INSTRUCTIONS TO FOLLOW:
Skip the pictures. Transcribe the rest of the data below without changing a word.

══════════

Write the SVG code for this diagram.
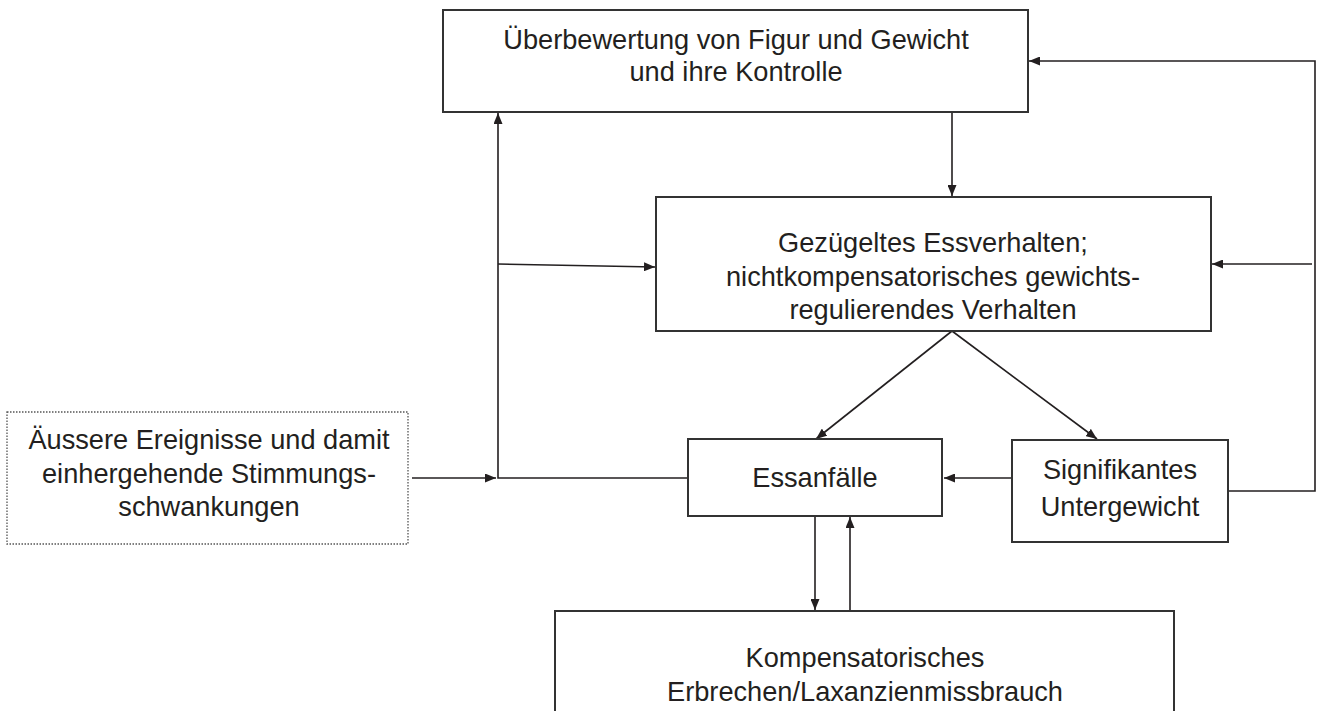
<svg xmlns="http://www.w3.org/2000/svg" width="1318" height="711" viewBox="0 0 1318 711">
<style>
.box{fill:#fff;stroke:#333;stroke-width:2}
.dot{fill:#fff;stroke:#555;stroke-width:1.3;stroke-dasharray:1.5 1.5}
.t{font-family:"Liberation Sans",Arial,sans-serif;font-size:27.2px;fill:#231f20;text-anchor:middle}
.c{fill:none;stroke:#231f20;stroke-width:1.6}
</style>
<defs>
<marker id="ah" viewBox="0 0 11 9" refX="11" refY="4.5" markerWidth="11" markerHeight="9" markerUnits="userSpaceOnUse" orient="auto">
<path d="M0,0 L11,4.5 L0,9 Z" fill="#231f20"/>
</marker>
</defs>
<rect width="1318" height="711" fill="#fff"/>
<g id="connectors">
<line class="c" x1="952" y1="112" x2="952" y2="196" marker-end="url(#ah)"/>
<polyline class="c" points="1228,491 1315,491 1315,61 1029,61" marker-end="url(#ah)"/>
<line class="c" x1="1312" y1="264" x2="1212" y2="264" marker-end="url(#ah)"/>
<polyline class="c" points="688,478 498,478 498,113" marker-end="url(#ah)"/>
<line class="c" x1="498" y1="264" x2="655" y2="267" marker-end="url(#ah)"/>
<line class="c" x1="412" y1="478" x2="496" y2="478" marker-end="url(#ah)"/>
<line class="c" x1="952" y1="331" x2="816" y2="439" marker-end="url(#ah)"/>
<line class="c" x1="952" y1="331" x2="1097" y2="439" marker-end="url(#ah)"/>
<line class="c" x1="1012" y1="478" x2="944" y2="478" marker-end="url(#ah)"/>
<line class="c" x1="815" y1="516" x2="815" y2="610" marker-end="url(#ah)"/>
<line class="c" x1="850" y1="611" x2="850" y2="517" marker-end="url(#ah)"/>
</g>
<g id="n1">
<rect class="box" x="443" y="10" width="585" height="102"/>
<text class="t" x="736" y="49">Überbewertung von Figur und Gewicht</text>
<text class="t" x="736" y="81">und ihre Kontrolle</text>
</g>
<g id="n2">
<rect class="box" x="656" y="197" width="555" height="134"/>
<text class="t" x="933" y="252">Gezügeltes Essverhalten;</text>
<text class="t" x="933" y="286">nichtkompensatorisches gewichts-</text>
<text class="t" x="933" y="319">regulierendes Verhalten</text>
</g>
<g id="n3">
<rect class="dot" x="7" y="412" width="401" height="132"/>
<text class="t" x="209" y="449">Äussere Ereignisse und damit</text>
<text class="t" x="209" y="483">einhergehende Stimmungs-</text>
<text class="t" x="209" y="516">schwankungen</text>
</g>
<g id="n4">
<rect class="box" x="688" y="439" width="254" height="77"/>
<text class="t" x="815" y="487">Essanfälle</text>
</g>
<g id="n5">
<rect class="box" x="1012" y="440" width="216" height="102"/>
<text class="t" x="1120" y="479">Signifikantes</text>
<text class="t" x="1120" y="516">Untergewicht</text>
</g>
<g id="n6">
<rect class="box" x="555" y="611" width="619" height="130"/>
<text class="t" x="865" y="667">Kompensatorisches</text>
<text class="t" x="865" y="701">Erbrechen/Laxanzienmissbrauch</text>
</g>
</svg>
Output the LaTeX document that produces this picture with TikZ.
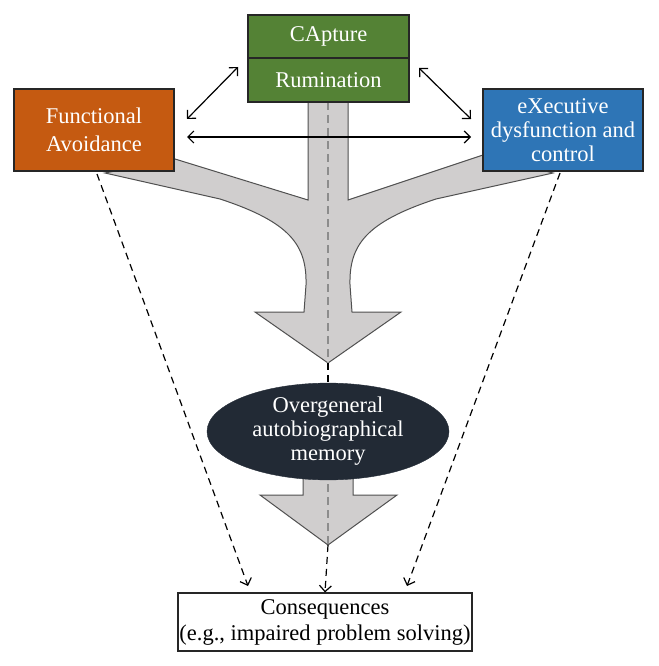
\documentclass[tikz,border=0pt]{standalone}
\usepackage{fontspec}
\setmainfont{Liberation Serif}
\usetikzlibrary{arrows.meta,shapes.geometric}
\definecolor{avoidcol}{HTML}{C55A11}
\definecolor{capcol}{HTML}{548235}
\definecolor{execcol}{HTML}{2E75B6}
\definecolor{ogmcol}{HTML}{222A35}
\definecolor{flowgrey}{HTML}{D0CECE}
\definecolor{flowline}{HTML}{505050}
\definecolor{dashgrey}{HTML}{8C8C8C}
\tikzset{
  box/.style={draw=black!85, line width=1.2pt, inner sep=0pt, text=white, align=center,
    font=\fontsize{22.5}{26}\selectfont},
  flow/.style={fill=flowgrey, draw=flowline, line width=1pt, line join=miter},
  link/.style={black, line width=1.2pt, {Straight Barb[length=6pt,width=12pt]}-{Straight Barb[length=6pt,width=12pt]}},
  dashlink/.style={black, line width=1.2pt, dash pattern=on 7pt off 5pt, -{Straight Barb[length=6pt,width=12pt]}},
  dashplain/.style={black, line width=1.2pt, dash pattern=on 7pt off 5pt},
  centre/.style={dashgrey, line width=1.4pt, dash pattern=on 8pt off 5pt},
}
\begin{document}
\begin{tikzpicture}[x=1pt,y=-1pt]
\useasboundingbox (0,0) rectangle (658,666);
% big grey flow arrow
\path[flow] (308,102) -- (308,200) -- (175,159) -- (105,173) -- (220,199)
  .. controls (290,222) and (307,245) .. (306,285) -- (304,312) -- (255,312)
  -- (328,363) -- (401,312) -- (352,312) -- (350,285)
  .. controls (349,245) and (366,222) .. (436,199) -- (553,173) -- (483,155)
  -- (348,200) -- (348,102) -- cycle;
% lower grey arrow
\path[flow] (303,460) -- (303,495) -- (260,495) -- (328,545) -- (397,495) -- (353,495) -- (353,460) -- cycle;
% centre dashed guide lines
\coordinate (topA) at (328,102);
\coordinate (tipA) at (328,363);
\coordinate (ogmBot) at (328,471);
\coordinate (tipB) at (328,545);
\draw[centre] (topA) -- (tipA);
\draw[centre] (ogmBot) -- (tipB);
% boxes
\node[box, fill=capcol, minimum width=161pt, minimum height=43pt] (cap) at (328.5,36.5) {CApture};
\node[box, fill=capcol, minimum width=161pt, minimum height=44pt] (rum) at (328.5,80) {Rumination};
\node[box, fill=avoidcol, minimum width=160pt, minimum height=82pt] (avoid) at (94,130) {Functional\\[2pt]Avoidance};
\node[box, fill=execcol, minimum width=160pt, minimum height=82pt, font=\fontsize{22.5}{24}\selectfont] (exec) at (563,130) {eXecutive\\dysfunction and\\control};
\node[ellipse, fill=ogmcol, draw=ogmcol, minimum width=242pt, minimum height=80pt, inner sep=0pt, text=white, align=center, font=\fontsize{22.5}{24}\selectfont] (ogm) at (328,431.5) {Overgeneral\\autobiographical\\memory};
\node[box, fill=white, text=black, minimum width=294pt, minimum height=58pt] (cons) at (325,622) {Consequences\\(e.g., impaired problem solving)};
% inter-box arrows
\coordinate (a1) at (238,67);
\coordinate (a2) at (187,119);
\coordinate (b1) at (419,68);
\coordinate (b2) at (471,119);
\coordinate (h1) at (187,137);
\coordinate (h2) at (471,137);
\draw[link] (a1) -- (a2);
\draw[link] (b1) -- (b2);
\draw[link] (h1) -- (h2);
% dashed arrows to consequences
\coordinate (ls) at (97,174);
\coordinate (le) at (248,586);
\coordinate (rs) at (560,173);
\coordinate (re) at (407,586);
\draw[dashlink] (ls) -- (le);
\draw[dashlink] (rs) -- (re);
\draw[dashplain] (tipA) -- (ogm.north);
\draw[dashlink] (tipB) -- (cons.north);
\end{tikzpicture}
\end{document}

══════════

RESULT OF THIS TASK:
Write the SVG code for this diagram.
<svg xmlns="http://www.w3.org/2000/svg" width="1318" height="711" viewBox="0 0 1318 711">
<style>
.box{fill:#fff;stroke:#333;stroke-width:2}
.dot{fill:#fff;stroke:#555;stroke-width:1.3;stroke-dasharray:1.5 1.5}
.t{font-family:"Liberation Sans",Arial,sans-serif;font-size:27.2px;fill:#231f20;text-anchor:middle}
.c{fill:none;stroke:#231f20;stroke-width:1.6}
</style>
<defs>
<marker id="ah" viewBox="0 0 11 9" refX="11" refY="4.5" markerWidth="11" markerHeight="9" markerUnits="userSpaceOnUse" orient="auto">
<path d="M0,0 L11,4.5 L0,9 Z" fill="#231f20"/>
</marker>
</defs>
<rect width="1318" height="711" fill="#fff"/>
<g id="connectors">
<line class="c" x1="952" y1="112" x2="952" y2="196" marker-end="url(#ah)"/>
<polyline class="c" points="1228,491 1315,491 1315,61 1029,61" marker-end="url(#ah)"/>
<line class="c" x1="1312" y1="264" x2="1212" y2="264" marker-end="url(#ah)"/>
<polyline class="c" points="688,478 498,478 498,113" marker-end="url(#ah)"/>
<line class="c" x1="498" y1="264" x2="655" y2="267" marker-end="url(#ah)"/>
<line class="c" x1="412" y1="478" x2="496" y2="478" marker-end="url(#ah)"/>
<line class="c" x1="952" y1="331" x2="816" y2="439" marker-end="url(#ah)"/>
<line class="c" x1="952" y1="331" x2="1097" y2="439" marker-end="url(#ah)"/>
<line class="c" x1="1012" y1="478" x2="944" y2="478" marker-end="url(#ah)"/>
<line class="c" x1="815" y1="516" x2="815" y2="610" marker-end="url(#ah)"/>
<line class="c" x1="850" y1="611" x2="850" y2="517" marker-end="url(#ah)"/>
</g>
<g id="n1">
<rect class="box" x="443" y="10" width="585" height="102"/>
<text class="t" x="736" y="49">Überbewertung von Figur und Gewicht</text>
<text class="t" x="736" y="81">und ihre Kontrolle</text>
</g>
<g id="n2">
<rect class="box" x="656" y="197" width="555" height="134"/>
<text class="t" x="933" y="252">Gezügeltes Essverhalten;</text>
<text class="t" x="933" y="286">nichtkompensatorisches gewichts-</text>
<text class="t" x="933" y="319">regulierendes Verhalten</text>
</g>
<g id="n3">
<rect class="dot" x="7" y="412" width="401" height="132"/>
<text class="t" x="209" y="449">Äussere Ereignisse und damit</text>
<text class="t" x="209" y="483">einhergehende Stimmungs-</text>
<text class="t" x="209" y="516">schwankungen</text>
</g>
<g id="n4">
<rect class="box" x="688" y="439" width="254" height="77"/>
<text class="t" x="815" y="487">Essanfälle</text>
</g>
<g id="n5">
<rect class="box" x="1012" y="440" width="216" height="102"/>
<text class="t" x="1120" y="479">Signifikantes</text>
<text class="t" x="1120" y="516">Untergewicht</text>
</g>
<g id="n6">
<rect class="box" x="555" y="611" width="619" height="130"/>
<text class="t" x="865" y="667">Kompensatorisches</text>
<text class="t" x="865" y="701">Erbrechen/Laxanzienmissbrauch</text>
</g>
</svg>
Output the LaTeX document that produces this picture with TikZ.
\documentclass[tikz,border=0pt]{standalone}
\usepackage{fontspec}
\setmainfont{Liberation Serif}
\usetikzlibrary{arrows.meta,shapes.geometric}
\definecolor{avoidcol}{HTML}{C55A11}
\definecolor{capcol}{HTML}{548235}
\definecolor{execcol}{HTML}{2E75B6}
\definecolor{ogmcol}{HTML}{222A35}
\definecolor{flowgrey}{HTML}{D0CECE}
\definecolor{flowline}{HTML}{505050}
\definecolor{dashgrey}{HTML}{8C8C8C}
\tikzset{
  box/.style={draw=black!85, line width=1.2pt, inner sep=0pt, text=white, align=center,
    font=\fontsize{22.5}{26}\selectfont},
  flow/.style={fill=flowgrey, draw=flowline, line width=1pt, line join=miter},
  link/.style={black, line width=1.2pt, {Straight Barb[length=6pt,width=12pt]}-{Straight Barb[length=6pt,width=12pt]}},
  dashlink/.style={black, line width=1.2pt, dash pattern=on 7pt off 5pt, -{Straight Barb[length=6pt,width=12pt]}},
  dashplain/.style={black, line width=1.2pt, dash pattern=on 7pt off 5pt},
  centre/.style={dashgrey, line width=1.4pt, dash pattern=on 8pt off 5pt},
}
\begin{document}
\begin{tikzpicture}[x=1pt,y=-1pt]
\useasboundingbox (0,0) rectangle (658,666);
% big grey flow arrow
\path[flow] (308,102) -- (308,200) -- (175,159) -- (105,173) -- (220,199)
  .. controls (290,222) and (307,245) .. (306,285) -- (304,312) -- (255,312)
  -- (328,363) -- (401,312) -- (352,312) -- (350,285)
  .. controls (349,245) and (366,222) .. (436,199) -- (553,173) -- (483,155)
  -- (348,200) -- (348,102) -- cycle;
% lower grey arrow
\path[flow] (303,460) -- (303,495) -- (260,495) -- (328,545) -- (397,495) -- (353,495) -- (353,460) -- cycle;
% centre dashed guide lines
\coordinate (topA) at (328,102);
\coordinate (tipA) at (328,363);
\coordinate (ogmBot) at (328,471);
\coordinate (tipB) at (328,545);
\draw[centre] (topA) -- (tipA);
\draw[centre] (ogmBot) -- (tipB);
% boxes
\node[box, fill=capcol, minimum width=161pt, minimum height=43pt] (cap) at (328.5,36.5) {CApture};
\node[box, fill=capcol, minimum width=161pt, minimum height=44pt] (rum) at (328.5,80) {Rumination};
\node[box, fill=avoidcol, minimum width=160pt, minimum height=82pt] (avoid) at (94,130) {Functional\\[2pt]Avoidance};
\node[box, fill=execcol, minimum width=160pt, minimum height=82pt, font=\fontsize{22.5}{24}\selectfont] (exec) at (563,130) {eXecutive\\dysfunction and\\control};
\node[ellipse, fill=ogmcol, draw=ogmcol, minimum width=242pt, minimum height=80pt, inner sep=0pt, text=white, align=center, font=\fontsize{22.5}{24}\selectfont] (ogm) at (328,431.5) {Overgeneral\\autobiographical\\memory};
\node[box, fill=white, text=black, minimum width=294pt, minimum height=58pt] (cons) at (325,622) {Consequences\\(e.g., impaired problem solving)};
% inter-box arrows
\coordinate (a1) at (238,67);
\coordinate (a2) at (187,119);
\coordinate (b1) at (419,68);
\coordinate (b2) at (471,119);
\coordinate (h1) at (187,137);
\coordinate (h2) at (471,137);
\draw[link] (a1) -- (a2);
\draw[link] (b1) -- (b2);
\draw[link] (h1) -- (h2);
% dashed arrows to consequences
\coordinate (ls) at (97,174);
\coordinate (le) at (248,586);
\coordinate (rs) at (560,173);
\coordinate (re) at (407,586);
\draw[dashlink] (ls) -- (le);
\draw[dashlink] (rs) -- (re);
\draw[dashplain] (tipA) -- (ogm.north);
\draw[dashlink] (tipB) -- (cons.north);
\end{tikzpicture}
\end{document}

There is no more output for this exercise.